[Bioperl-l] Next-gen modules

Fri Jul 3 15:35:20 UTC 2009

Chris, I've just tested your Illumina/Solexa fastq parsing code and am
pleased to report that I haven't encountered any issues thus far.

To give an idea of the processing overhead of object instantiation, fastq
parsing performance on a lowly 3GHz Core 2 Duo (using one core) is as
follows:
Illumina fastq with next_dataset: ~1 million sequences/minute
Solexa fastq with next_dataset: ~500000 sequences/minute
Illumina fastq with next_seq: ~215000 sequences/minute
Solexa fastq with next_seq: ~175000 sequences/minute

My quality trimming script does about 300000 sequences/minute with
next_dataset, up from ~130000 sequences/minute with next_seq, so it shaves
hours off the run time, thanks!

Giles

2009/7/1 Chris Fields <cjfields at illinois.edu>

> On Jul 1, 2009, at 11:27 AM, Giles Weaver wrote:
>
> ...
>
>  Peter, the trimming algorithm I use employs a sliding window, as follows:
>>
>>  - For each sequence position calculate the mean phred quality score for a
>>  window around that position.
>>  - Record whether the mean score is above or below a threshold as an array
>>  of zeros and ones.
>>  - Use a regular expression on the joined array to find the start and end
>>  of the good quality sequence(s).
>>  - Extract the quality sequence(s) and replace any bases below the quality
>>  threshold with N.
>>  - Trim any Ns from the ends.
>>
>> A refinement would be to weight the scores from positions in the window,
>> but
>> this could give a performance hit, and the method seems to work well
>> enough
>> as is.
>>
>> Chris, thanks for committing the fix, I'll give bioperl illumina fastq
>> parsing a workout soon.

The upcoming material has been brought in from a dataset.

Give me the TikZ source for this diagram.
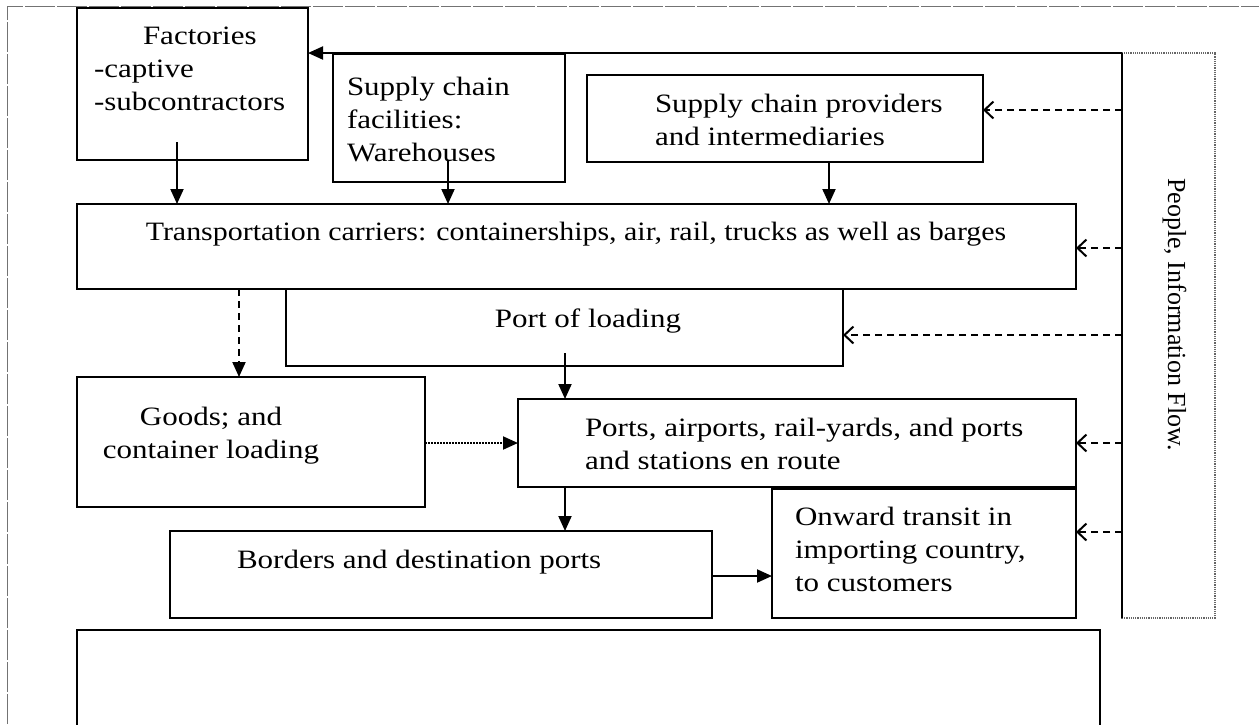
\documentclass[tikz,border=0pt]{standalone}
\usepackage{fontspec}
\setmainfont{Liberation Serif}[FakeStretch=1.17]
\newfontfamily\rotfont{Liberation Serif}
\usetikzlibrary{arrows.meta}
\begin{document}
\begin{tikzpicture}[x=1pt,y=-1pt,
  box/.style={draw=black, line width=2pt, rectangle, inner sep=0pt, outer sep=0pt, anchor=north west},
  txt/.style={inner sep=0pt, outer sep=0pt, font=\fontsize{26.5}{33}\selectfont},
  arr/.style={line width=2pt, -{Triangle[length=15pt,width=13pt]}},
  darr/.style={line width=2pt, dash pattern=on 7pt off 5pt, -{Straight Barb[length=9pt,width=17pt,line width=2pt]}},
  frame/.style={draw=black!55, line width=1pt, dash pattern=on 30pt off 2pt}
]
\useasboundingbox (0,0) rectangle (1259,724);
% outer frame
\draw[frame] (7,724) -- (7,6) -- (1259,6);

% boxes
\node[box, minimum width=231pt, minimum height=152pt] (fact) at (77,8) {};
\node[box, minimum width=232pt, minimum height=128pt] (ware) at (333,54) {};
\node[box, minimum width=396pt, minimum height=87pt] (prov) at (587,75) {};
\node[box, minimum width=999pt, minimum height=85pt] (trans) at (77,204) {};
\node[box, minimum width=557pt, minimum height=77pt] (pol) at (286,289) {};
\node[box, minimum width=348pt, minimum height=130pt] (goods) at (77,377) {};
\node[box, minimum width=558pt, minimum height=88pt] (ports) at (518,399) {};
\node[box, minimum width=542pt, minimum height=87pt] (border) at (170,531) {};
\node[box, minimum width=304pt, minimum height=129pt] (onward) at (772,489) {};
\node[box, draw=black!60, line width=1.2pt, densely dotted, minimum width=93pt, minimum height=565pt] (info) at (1122,53) {};
\begin{scope}
\clip (0,0) rectangle (1259,724);
\node[box, minimum width=1023pt, minimum height=130pt] (bottom) at (77,630) {};
\end{scope}

% texts
\node[txt, anchor=north west, align=left] (tfact) at (94,27) {\hspace*{49pt}Factories\\-captive\\-subcontractors};
\node[txt, anchor=north west, align=left] (tware) at (347,77) {Supply chain\\facilities:\\Warehouses};
\node[txt, anchor=north west, align=left] (tprov) at (655,94) {Supply chain providers\\and intermediaries};
\node[txt, anchor=base, xscale=0.965] (ttrans) at (576,240) {Transportation carriers: containerships, air, rail, trucks as well as barges};
\node[txt, anchor=base] (tpol) at (588,327) {Port of loading};
\node[txt, anchor=north, align=center] (tgoods) at (211,407) {Goods; and\\container loading};
\node[txt, anchor=north west, align=left] (tports) at (585,418) {Ports, airports, rail-yards, and ports\\and stations en route};
\node[txt, anchor=base west] (tborder) at (237,568) {Borders and destination ports};
\node[txt, anchor=north west, align=left] (tonward) at (795,507) {Onward transit in\\importing country,\\to customers};
\node[inner sep=0pt, font=\rotfont\fontsize{26}{31}\selectfont, rotate=-90, anchor=base west] (tinfo) at (1168,178) {People, Information Flow.};

% info line (left side of info box, solid)
\draw[line width=2pt] (info.north west) -- (info.south west);
\draw[arr] (info.north west) -- (info.north west -| fact.east);

% solid downward arrows
\coordinate (f1) at (177,142);
\coordinate (w1) at (448,160);
\coordinate (p1) at (829,162);
\coordinate (l1) at (565,353);
\draw[arr] (f1) -- (f1 |- trans.north);
\draw[arr] (w1) -- (w1 |- trans.north);
\draw[arr] (p1) -- (p1 |- trans.north);
\draw[arr] (l1) -- (l1 |- ports.north);
\coordinate (s1) at (565,487);
\draw[arr] (s1) -- (s1 |- border.north);
\coordinate (b1) at (712,576);
\draw[arr] (b1) -- (b1 -| onward.west);

% dashed / dotted flows
\coordinate (t1) at (239,289);
\draw[line width=2pt, dash pattern=on 7pt off 5pt, -{Triangle[length=15pt,width=13pt]}] (t1) -- (t1 |- goods.north);
\coordinate (g1) at (425,443);
\draw[line width=2pt, densely dotted, -{Triangle[length=15pt,width=13pt]}] (g1) -- (g1 -| ports.west);

% information arrows
\coordinate (i1) at (1122,110);
\coordinate (i2) at (1122,248);
\coordinate (i3) at (1122,335);
\coordinate (i4) at (1122,443);
\coordinate (i5) at (1122,532);
\draw[darr] (i1) -- (i1 -| prov.east);
\draw[darr] (i2) -- (i2 -| trans.east);
\draw[darr] (i3) -- (i3 -| pol.east);
\draw[darr] (i4) -- (i4 -| ports.east);
\draw[darr] (i5) -- (i5 -| onward.east);
\end{tikzpicture}
\end{document}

Peter, as much as I'd love to help out with
>> biopython, I'm under too much time pressure right now!
>>
>
> Just let me know if the qual values match up with what is expected.  You
> can also iterate through the data with hashrefs using next_dataset (faster
> than objects).  This is from the fastq tests in core:
>
> -----------------------------------------
> $in_qual  = Bio::SeqIO->new(-file     =>
> test_input_file('fastq','test3_illumina.fastq'),
>                            -variant  => 'illumina',
>                            -format   => 'fastq');
>
> $qual = $in_qual->next_dataset();
>
> isa_ok($qual, 'HASH');
> is($qual->{-seq}, 'GTTAGCTCCCACCTTAAGATGTTTA');
> is($qual->{-raw_quality}, 'SXXTXXXXXXXXXTTSUXSSXKTMQ');
> is($qual->{-id}, 'FC12044_91407_8_200_406_24');
> is($qual->{-desc}, '');
> is($qual->{-descriptor}, 'FC12044_91407_8_200_406_24');
> is(join(',',@{$qual->{-qual}}[0..10]), '19,24,24,20,24,24,24,24,24,24,24');
> -----------------------------------------
>
> So one could check those values directly and then filter them through as
> needed directly into Bio::Seq::Quality if necessary (note some of the key
> values are constructor args):
>
> my $qualobj = Bio::Seq::Quality->new(%$qual);
>
> chris
>